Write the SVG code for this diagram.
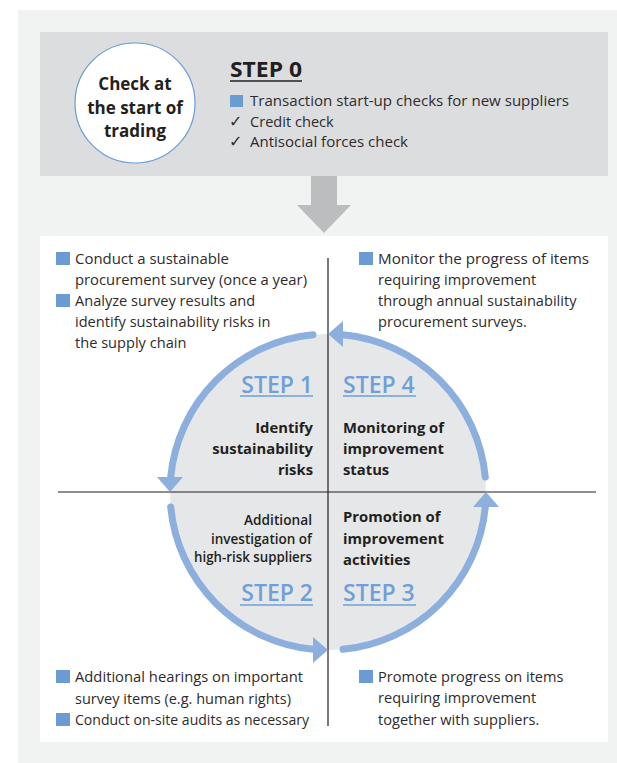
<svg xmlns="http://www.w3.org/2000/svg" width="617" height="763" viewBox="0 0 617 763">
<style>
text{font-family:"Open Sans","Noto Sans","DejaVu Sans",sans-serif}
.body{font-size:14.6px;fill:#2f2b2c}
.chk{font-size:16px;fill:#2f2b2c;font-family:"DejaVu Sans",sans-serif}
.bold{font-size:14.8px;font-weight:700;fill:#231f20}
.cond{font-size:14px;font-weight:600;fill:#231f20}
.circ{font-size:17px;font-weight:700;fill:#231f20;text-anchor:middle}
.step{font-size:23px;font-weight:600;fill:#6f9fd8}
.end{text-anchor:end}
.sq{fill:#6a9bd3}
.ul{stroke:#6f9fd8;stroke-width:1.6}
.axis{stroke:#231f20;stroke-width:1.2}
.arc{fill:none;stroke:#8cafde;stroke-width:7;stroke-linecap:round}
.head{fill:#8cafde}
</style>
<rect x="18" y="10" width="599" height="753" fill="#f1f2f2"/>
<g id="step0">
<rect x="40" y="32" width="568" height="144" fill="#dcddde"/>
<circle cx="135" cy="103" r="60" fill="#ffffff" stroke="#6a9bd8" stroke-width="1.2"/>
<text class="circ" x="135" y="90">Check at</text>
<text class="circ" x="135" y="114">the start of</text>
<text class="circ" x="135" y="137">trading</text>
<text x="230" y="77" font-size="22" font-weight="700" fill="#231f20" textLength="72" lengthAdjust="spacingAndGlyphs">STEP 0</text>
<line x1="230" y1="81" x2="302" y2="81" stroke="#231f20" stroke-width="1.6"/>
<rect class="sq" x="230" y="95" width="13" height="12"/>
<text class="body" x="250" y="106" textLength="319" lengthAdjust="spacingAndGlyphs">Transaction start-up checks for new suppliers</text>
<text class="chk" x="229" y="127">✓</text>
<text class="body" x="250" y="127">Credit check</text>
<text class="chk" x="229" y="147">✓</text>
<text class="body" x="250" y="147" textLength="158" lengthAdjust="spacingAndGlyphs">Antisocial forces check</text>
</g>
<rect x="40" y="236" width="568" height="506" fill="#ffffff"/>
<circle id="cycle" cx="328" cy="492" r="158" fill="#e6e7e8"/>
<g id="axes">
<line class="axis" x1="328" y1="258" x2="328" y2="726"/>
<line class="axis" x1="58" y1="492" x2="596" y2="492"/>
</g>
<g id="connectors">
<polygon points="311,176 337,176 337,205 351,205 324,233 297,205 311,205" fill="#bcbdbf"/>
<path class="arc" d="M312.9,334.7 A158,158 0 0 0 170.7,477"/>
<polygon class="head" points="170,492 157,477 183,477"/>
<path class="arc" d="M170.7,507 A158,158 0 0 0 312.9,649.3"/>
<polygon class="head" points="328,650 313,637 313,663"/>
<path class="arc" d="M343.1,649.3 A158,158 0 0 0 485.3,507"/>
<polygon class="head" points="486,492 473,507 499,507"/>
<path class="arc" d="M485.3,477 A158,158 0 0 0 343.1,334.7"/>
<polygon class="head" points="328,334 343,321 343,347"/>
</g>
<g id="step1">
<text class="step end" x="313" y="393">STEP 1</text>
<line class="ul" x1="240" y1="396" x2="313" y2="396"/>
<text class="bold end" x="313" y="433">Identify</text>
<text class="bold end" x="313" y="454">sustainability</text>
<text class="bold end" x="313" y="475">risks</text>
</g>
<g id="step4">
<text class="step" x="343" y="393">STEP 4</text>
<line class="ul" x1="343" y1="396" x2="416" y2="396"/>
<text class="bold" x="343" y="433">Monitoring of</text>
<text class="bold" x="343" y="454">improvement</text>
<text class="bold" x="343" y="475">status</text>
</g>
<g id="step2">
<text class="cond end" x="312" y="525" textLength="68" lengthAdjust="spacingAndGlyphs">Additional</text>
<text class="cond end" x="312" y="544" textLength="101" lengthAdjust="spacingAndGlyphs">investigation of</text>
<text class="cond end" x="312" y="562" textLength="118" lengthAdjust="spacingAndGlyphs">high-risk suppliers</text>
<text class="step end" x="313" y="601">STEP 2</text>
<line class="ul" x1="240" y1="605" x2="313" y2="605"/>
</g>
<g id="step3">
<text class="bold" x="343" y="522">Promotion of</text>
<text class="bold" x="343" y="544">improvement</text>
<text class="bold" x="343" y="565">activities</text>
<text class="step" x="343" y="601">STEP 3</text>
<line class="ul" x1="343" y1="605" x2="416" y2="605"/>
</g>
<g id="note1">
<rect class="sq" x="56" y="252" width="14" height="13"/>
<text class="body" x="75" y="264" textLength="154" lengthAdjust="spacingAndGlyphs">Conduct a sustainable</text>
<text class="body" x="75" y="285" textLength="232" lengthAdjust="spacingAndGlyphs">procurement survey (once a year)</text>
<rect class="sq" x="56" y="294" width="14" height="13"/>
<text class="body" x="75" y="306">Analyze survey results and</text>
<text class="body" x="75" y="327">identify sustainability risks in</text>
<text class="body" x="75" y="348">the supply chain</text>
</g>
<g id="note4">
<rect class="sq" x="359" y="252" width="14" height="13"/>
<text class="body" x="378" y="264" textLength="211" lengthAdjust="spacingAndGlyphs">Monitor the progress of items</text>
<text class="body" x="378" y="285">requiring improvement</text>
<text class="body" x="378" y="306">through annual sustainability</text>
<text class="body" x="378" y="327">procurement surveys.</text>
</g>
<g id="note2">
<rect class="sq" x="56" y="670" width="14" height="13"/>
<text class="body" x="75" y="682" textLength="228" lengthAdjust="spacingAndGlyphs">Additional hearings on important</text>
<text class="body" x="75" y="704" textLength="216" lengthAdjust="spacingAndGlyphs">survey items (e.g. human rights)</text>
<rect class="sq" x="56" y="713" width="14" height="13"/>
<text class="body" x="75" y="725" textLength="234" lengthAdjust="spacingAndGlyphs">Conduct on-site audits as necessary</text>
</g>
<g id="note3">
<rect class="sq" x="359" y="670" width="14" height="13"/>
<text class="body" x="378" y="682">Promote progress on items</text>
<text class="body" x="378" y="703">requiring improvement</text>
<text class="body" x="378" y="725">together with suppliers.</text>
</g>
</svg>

----------------------------------------

Copy each line above precisely, dropping the pictures.

Write the SVG code for this diagram.
<svg xmlns="http://www.w3.org/2000/svg" width="617" height="763" viewBox="0 0 617 763">
<style>
text{font-family:"Open Sans","Noto Sans","DejaVu Sans",sans-serif}
.body{font-size:14.6px;fill:#2f2b2c}
.chk{font-size:16px;fill:#2f2b2c;font-family:"DejaVu Sans",sans-serif}
.bold{font-size:14.8px;font-weight:700;fill:#231f20}
.cond{font-size:14px;font-weight:600;fill:#231f20}
.circ{font-size:17px;font-weight:700;fill:#231f20;text-anchor:middle}
.step{font-size:23px;font-weight:600;fill:#6f9fd8}
.end{text-anchor:end}
.sq{fill:#6a9bd3}
.ul{stroke:#6f9fd8;stroke-width:1.6}
.axis{stroke:#231f20;stroke-width:1.2}
.arc{fill:none;stroke:#8cafde;stroke-width:7;stroke-linecap:round}
.head{fill:#8cafde}
</style>
<rect x="18" y="10" width="599" height="753" fill="#f1f2f2"/>
<g id="step0">
<rect x="40" y="32" width="568" height="144" fill="#dcddde"/>
<circle cx="135" cy="103" r="60" fill="#ffffff" stroke="#6a9bd8" stroke-width="1.2"/>
<text class="circ" x="135" y="90">Check at</text>
<text class="circ" x="135" y="114">the start of</text>
<text class="circ" x="135" y="137">trading</text>
<text x="230" y="77" font-size="22" font-weight="700" fill="#231f20" textLength="72" lengthAdjust="spacingAndGlyphs">STEP 0</text>
<line x1="230" y1="81" x2="302" y2="81" stroke="#231f20" stroke-width="1.6"/>
<rect class="sq" x="230" y="95" width="13" height="12"/>
<text class="body" x="250" y="106" textLength="319" lengthAdjust="spacingAndGlyphs">Transaction start-up checks for new suppliers</text>
<text class="chk" x="229" y="127">✓</text>
<text class="body" x="250" y="127">Credit check</text>
<text class="chk" x="229" y="147">✓</text>
<text class="body" x="250" y="147" textLength="158" lengthAdjust="spacingAndGlyphs">Antisocial forces check</text>
</g>
<rect x="40" y="236" width="568" height="506" fill="#ffffff"/>
<circle id="cycle" cx="328" cy="492" r="158" fill="#e6e7e8"/>
<g id="axes">
<line class="axis" x1="328" y1="258" x2="328" y2="726"/>
<line class="axis" x1="58" y1="492" x2="596" y2="492"/>
</g>
<g id="connectors">
<polygon points="311,176 337,176 337,205 351,205 324,233 297,205 311,205" fill="#bcbdbf"/>
<path class="arc" d="M312.9,334.7 A158,158 0 0 0 170.7,477"/>
<polygon class="head" points="170,492 157,477 183,477"/>
<path class="arc" d="M170.7,507 A158,158 0 0 0 312.9,649.3"/>
<polygon class="head" points="328,650 313,637 313,663"/>
<path class="arc" d="M343.1,649.3 A158,158 0 0 0 485.3,507"/>
<polygon class="head" points="486,492 473,507 499,507"/>
<path class="arc" d="M485.3,477 A158,158 0 0 0 343.1,334.7"/>
<polygon class="head" points="328,334 343,321 343,347"/>
</g>
<g id="step1">
<text class="step end" x="313" y="393">STEP 1</text>
<line class="ul" x1="240" y1="396" x2="313" y2="396"/>
<text class="bold end" x="313" y="433">Identify</text>
<text class="bold end" x="313" y="454">sustainability</text>
<text class="bold end" x="313" y="475">risks</text>
</g>
<g id="step4">
<text class="step" x="343" y="393">STEP 4</text>
<line class="ul" x1="343" y1="396" x2="416" y2="396"/>
<text class="bold" x="343" y="433">Monitoring of</text>
<text class="bold" x="343" y="454">improvement</text>
<text class="bold" x="343" y="475">status</text>
</g>
<g id="step2">
<text class="cond end" x="312" y="525" textLength="68" lengthAdjust="spacingAndGlyphs">Additional</text>
<text class="cond end" x="312" y="544" textLength="101" lengthAdjust="spacingAndGlyphs">investigation of</text>
<text class="cond end" x="312" y="562" textLength="118" lengthAdjust="spacingAndGlyphs">high-risk suppliers</text>
<text class="step end" x="313" y="601">STEP 2</text>
<line class="ul" x1="240" y1="605" x2="313" y2="605"/>
</g>
<g id="step3">
<text class="bold" x="343" y="522">Promotion of</text>
<text class="bold" x="343" y="544">improvement</text>
<text class="bold" x="343" y="565">activities</text>
<text class="step" x="343" y="601">STEP 3</text>
<line class="ul" x1="343" y1="605" x2="416" y2="605"/>
</g>
<g id="note1">
<rect class="sq" x="56" y="252" width="14" height="13"/>
<text class="body" x="75" y="264" textLength="154" lengthAdjust="spacingAndGlyphs">Conduct a sustainable</text>
<text class="body" x="75" y="285" textLength="232" lengthAdjust="spacingAndGlyphs">procurement survey (once a year)</text>
<rect class="sq" x="56" y="294" width="14" height="13"/>
<text class="body" x="75" y="306">Analyze survey results and</text>
<text class="body" x="75" y="327">identify sustainability risks in</text>
<text class="body" x="75" y="348">the supply chain</text>
</g>
<g id="note4">
<rect class="sq" x="359" y="252" width="14" height="13"/>
<text class="body" x="378" y="264" textLength="211" lengthAdjust="spacingAndGlyphs">Monitor the progress of items</text>
<text class="body" x="378" y="285">requiring improvement</text>
<text class="body" x="378" y="306">through annual sustainability</text>
<text class="body" x="378" y="327">procurement surveys.</text>
</g>
<g id="note2">
<rect class="sq" x="56" y="670" width="14" height="13"/>
<text class="body" x="75" y="682" textLength="228" lengthAdjust="spacingAndGlyphs">Additional hearings on important</text>
<text class="body" x="75" y="704" textLength="216" lengthAdjust="spacingAndGlyphs">survey items (e.g. human rights)</text>
<rect class="sq" x="56" y="713" width="14" height="13"/>
<text class="body" x="75" y="725" textLength="234" lengthAdjust="spacingAndGlyphs">Conduct on-site audits as necessary</text>
</g>
<g id="note3">
<rect class="sq" x="359" y="670" width="14" height="13"/>
<text class="body" x="378" y="682">Promote progress on items</text>
<text class="body" x="378" y="703">requiring improvement</text>
<text class="body" x="378" y="725">together with suppliers.</text>
</g>
</svg>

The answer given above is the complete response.